__PROBLEM__
Without including the pictures, copy out every line below.

- - - - - - -

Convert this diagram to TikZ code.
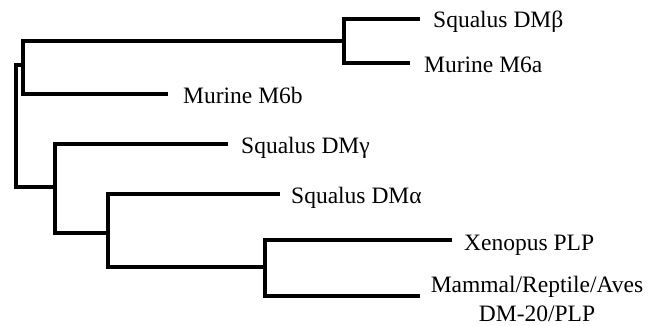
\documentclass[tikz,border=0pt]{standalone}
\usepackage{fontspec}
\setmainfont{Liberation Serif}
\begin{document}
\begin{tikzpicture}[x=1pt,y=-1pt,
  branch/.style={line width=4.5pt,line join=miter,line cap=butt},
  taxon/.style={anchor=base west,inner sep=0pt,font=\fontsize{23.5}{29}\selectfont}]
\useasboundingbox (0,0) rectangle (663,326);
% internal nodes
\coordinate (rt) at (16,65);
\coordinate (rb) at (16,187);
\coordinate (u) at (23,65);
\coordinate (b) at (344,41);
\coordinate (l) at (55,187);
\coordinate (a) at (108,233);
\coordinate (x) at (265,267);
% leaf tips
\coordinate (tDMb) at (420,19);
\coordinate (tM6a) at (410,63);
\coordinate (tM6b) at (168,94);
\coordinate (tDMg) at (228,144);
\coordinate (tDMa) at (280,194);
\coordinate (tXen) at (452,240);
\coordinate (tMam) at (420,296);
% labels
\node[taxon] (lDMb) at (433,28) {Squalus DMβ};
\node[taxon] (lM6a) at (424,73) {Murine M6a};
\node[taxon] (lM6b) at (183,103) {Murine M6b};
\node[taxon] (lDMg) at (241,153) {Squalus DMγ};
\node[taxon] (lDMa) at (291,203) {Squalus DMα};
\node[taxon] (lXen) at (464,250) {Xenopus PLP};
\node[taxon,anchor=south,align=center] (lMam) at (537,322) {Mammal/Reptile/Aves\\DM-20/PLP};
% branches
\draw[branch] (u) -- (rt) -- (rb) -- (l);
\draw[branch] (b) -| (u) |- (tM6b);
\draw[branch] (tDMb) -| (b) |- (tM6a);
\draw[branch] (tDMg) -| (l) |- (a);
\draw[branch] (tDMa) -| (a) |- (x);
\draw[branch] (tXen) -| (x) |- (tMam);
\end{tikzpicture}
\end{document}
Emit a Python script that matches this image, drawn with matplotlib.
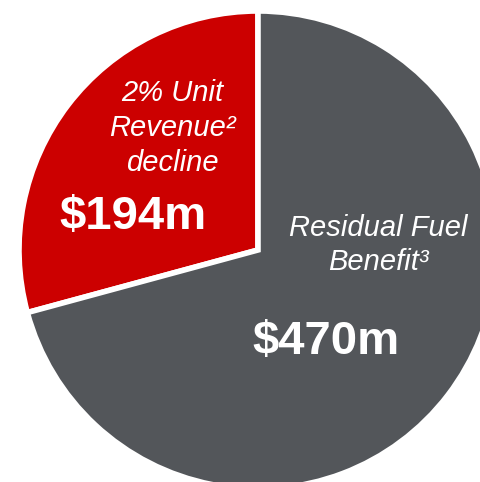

- - - - - - -

__FULL ANSWER__
Convert this diagram to TikZ code.
\documentclass[tikz,border=0pt]{standalone}
\usepackage{fontspec}
\setmainfont{Liberation Serif}
\begin{document}
\begin{tikzpicture}[x=1pt,y=-1pt,
  branch/.style={line width=4.5pt,line join=miter,line cap=butt},
  taxon/.style={anchor=base west,inner sep=0pt,font=\fontsize{23.5}{29}\selectfont}]
\useasboundingbox (0,0) rectangle (663,326);
% internal nodes
\coordinate (rt) at (16,65);
\coordinate (rb) at (16,187);
\coordinate (u) at (23,65);
\coordinate (b) at (344,41);
\coordinate (l) at (55,187);
\coordinate (a) at (108,233);
\coordinate (x) at (265,267);
% leaf tips
\coordinate (tDMb) at (420,19);
\coordinate (tM6a) at (410,63);
\coordinate (tM6b) at (168,94);
\coordinate (tDMg) at (228,144);
\coordinate (tDMa) at (280,194);
\coordinate (tXen) at (452,240);
\coordinate (tMam) at (420,296);
% labels
\node[taxon] (lDMb) at (433,28) {Squalus DMβ};
\node[taxon] (lM6a) at (424,73) {Murine M6a};
\node[taxon] (lM6b) at (183,103) {Murine M6b};
\node[taxon] (lDMg) at (241,153) {Squalus DMγ};
\node[taxon] (lDMa) at (291,203) {Squalus DMα};
\node[taxon] (lXen) at (464,250) {Xenopus PLP};
\node[taxon,anchor=south,align=center] (lMam) at (537,322) {Mammal/Reptile/Aves\\DM-20/PLP};
% branches
\draw[branch] (u) -- (rt) -- (rb) -- (l);
\draw[branch] (b) -| (u) |- (tM6b);
\draw[branch] (tDMb) -| (b) |- (tM6a);
\draw[branch] (tDMg) -| (l) |- (a);
\draw[branch] (tDMa) -| (a) |- (x);
\draw[branch] (tXen) -| (x) |- (tMam);
\end{tikzpicture}
\end{document}
Emit a Python script that matches this image, drawn with matplotlib.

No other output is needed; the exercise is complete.